Mercredi, elle avait expliqué elle-même son retrait par “des démons dans sa tête”. “Dès que je monte sur le tapis, c’est juste moi et ma tête. Traiter avec des démons dans ma tête. Je veux me concentrer sur mon bien-être, il y a plus dans la vie que la gym, c’est vraiment dommage que cela se produise ici, pendant les Jeux, j’aurais préféré que les Jeux se déroulent mieux pour moi “.

Ce “craquage” a été largement commenté, notamment sur les réseaux sociaux. Simone Biles, instable, pas assez forte mentalement ? Quels sont les “démons” qu’elle évoque ?

Cette fille a vécu plus de traumatismes en 24 ans de vie que la majorité des gens n’en auront vécus en 60

Critiquée pour son “abandon”, Simone Biles a aussi reçu de nombreux soutiens. Dont ce commentaire posté sur Twitter, partagé par elle-même :

“Cela me met vraiment en colère de voir des commentaires affirmant que Simone n’est pas assez forte mentalement ou sur le fait qu’elle laisse tomber son équipe. On parle bien de la fille qui a été maltraitée par le médecin de son équipe pendant toute son enfance et adolescence. Qui a été championne du monde avec une pierre au rein. Et tout cela en assumant ses contrats, ses responsabilités envers les médias. Et certaines personnes arrivent encore à dire que ‘Simone Biles est faible’. Cette fille a vécu plus de traumatismes en 24 ans de vie que la majorité des gens n’en auront vécus en 60. Le fait qu’elle a décidé elle-même de se retirer de la compétition montre que peu importe ce qu’elle est en train de vivre, c’est insurmontable et cela doit être pris au sérieux !”
Sept fois championne nationale de gymnastique, multimédaillées d’or aux Jeux olympiques de Rio en 2016, semblant défier les lois de la physique dans ses figures, “The GOAT” (acronyme pour “Greatest of all time”, “La meilleure de tous les temps” mais signifiant aussi “chèvre”, en anglais), est une icône aux Etats-Unis, pour ses performances sportives, mais également pour son parcours, digne du “rêve américain”.

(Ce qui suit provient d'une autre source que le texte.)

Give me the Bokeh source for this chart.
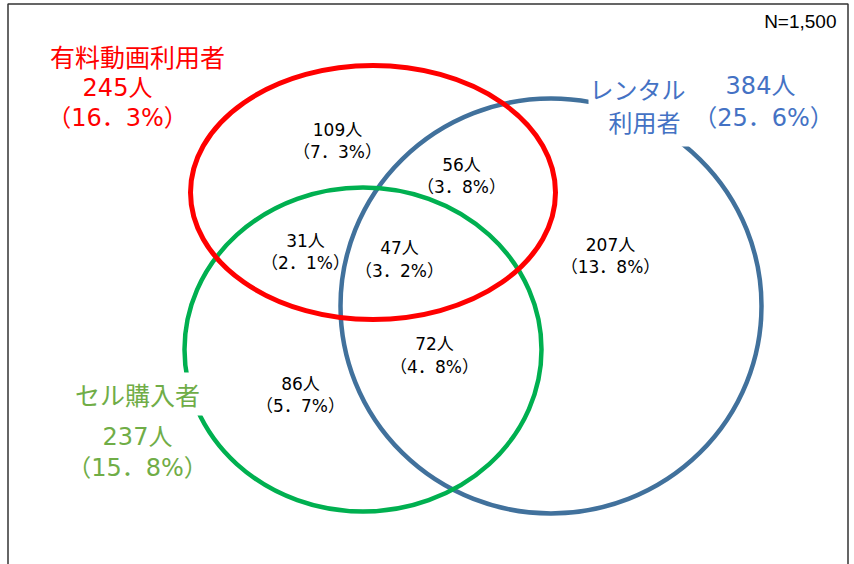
from bokeh.plotting import figure
from bokeh.models import Range1d
from bokeh.core.properties import value
from bokeh.embed import file_html
from bokeh.resources import INLINE

# ---- data ----
N_total = 1500
set_names = ["有料動画利用者", "レンタル利用者", "セル購入者"]
set_counts = [245, 384, 237]
set_pcts = [16.3, 25.6, 15.8]

region_counts = [109, 56, 31, 47, 207, 72, 86]
region_pcts = [7.3, 3.8, 2.1, 3.2, 13.8, 4.8, 5.7]

# ---- layout (pixel coordinates, y downwards) ----
circ_x = [550.5, 362.5, 372.5]      # blue, green, red
circ_y = [305.5, 349.0, 192.0]
circ_w = [421.0, 357.0, 365.0]
circ_h = [415.0, 324.0, 254.0]
circ_col = ["#41719C", "#00B050", "#FF0000"]
circ_lw = [4.5, 4.5, 5.0]

reg_x = [337, 461, 305, 399, 610, 434, 300]
reg_y1 = [129, 164, 240, 247, 244, 343, 383]
reg_y2 = [151, 186, 262, 270, 266, 366, 405]

FONT = value("DejaVu Sans, Noto Sans CJK JP")
FONT_CJK = value("Noto Sans CJK JP")


def pct_text(v):
    return "（" + f"{v:.1f}".replace(".", "．") + "%）"


p = figure(width=854, height=564, x_range=Range1d(0, 854), y_range=Range1d(564, 0),
           output_backend="svg", toolbar_location=None, min_border=0,
           x_axis_location=None, y_axis_location=None)
p.grid.visible = False
p.outline_line_color = None
p.background_fill_color = "white"
p.border_fill_color = "white"

# frame
p.line(x=[7.5, 7.5, 847.5, 847.5], y=[566, 3.5, 3.5, 566], line_color="#333333", line_width=1.5)

# circles (blue, green, red)
p.ellipse(x=circ_x, y=circ_y, width=circ_w, height=circ_h, fill_color=None,
          line_color=circ_col, line_width=circ_lw)

# white label backgrounds covering the circles
p.quad(left=[588, 68], right=[700, 206], top=[66, 372], bottom=[146, 415],
       fill_color="white", line_color=None)

# region labels
p.text(x=reg_x, y=reg_y1, text=[f"{n}人" for n in region_counts], text_font=FONT,
       text_font_size="17px", text_align="center", text_baseline="middle", text_color="#000000")
p.text(x=reg_x, y=reg_y2, text=[pct_text(v) for v in region_pcts], text_font=FONT,
       text_font_size="17px", text_align="center", text_baseline="middle", text_color="#000000")

# set labels
red, blue, green = "#FF0000", "#4472C4", "#70AD47"
p.text(x=[137], y=[55], text=[set_names[0]], text_font=FONT_CJK, text_font_size="25px",
       text_align="center", text_baseline="middle", text_color=red)
p.text(x=[117, 117], y=[87, 117], text=[f"{set_counts[0]}人", pct_text(set_pcts[0])],
       text_font=FONT, text_font_size="24px", text_align="center", text_baseline="middle",
       text_color=red)

p.text(x=[637, 644], y=[88, 121], text=[set_names[1][:4], set_names[1][4:]], text_font=FONT_CJK,
       text_font_size="24px", text_align="center", text_baseline="middle", text_color=blue)
p.text(x=[760, 763], y=[85, 117], text=[f"{set_counts[1]}人", pct_text(set_pcts[1])],
       text_font=FONT, text_font_size="24px", text_align="center", text_baseline="middle",
       text_color=blue)

p.text(x=[137], y=[393], text=[set_names[2]], text_font=FONT_CJK, text_font_size="25px",
       text_align="center", text_baseline="middle", text_color=green)
p.text(x=[137, 137], y=[436, 467],
       text=[f"{set_counts[2]}人", pct_text(set_pcts[2])],
       text_font=FONT, text_font_size="24px", text_align="center", text_baseline="middle",
       text_color=green)

p.text(x=[836], y=[21], text=[f"N={N_total:,}"], text_font=value("Liberation Sans"),
       text_font_size="19px", text_align="right", text_baseline="middle", text_color="#000000")

open("out.html", "w").write(file_html(p, INLINE))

Père absent, mère dépendante à l’alcool et à la drogue, Simone est placée avec ses frères et sa sœur. Trimballée de famille en famille, elle atterrit finalement chez ses grands-parents, qui l’adoptent. Elle découvre la gymnastique lors d’un voyage scolaire à l’âge de six ans. Et révolutionne ce sport, plutôt l’apanage de jeunes filles blanches jusqu’alors outre-Atlantique.
Je dois faire un peu attention à ce que je dis

Devenue célèbre, elle s’engage dans beaucoup de combats : elle pousse les Américains à se rendre aux urnes, dénonce la violence contre les Américains d’origine asiatique, soutient le combat “Black Lives Matter”… Mais ces engagements sont aussi un poids, pour elle, comme le note le New York Times : “Wow, ma présence est très importante en gymnastique mais aussi en ligne, même dans le monde en général. Je dois donc faire un peu attention à ce que je dis”, s’inquiète-t-elle.

En 2018, sa parole prendra une importance toute particulière, alors qu’elle-même est touchée par une affaire au retentissement mondial : le scandale d’abus sexuels sur de (très) jeunes gymnastes par l’ancien médecin de l’équipe américaine, Larry Nassar.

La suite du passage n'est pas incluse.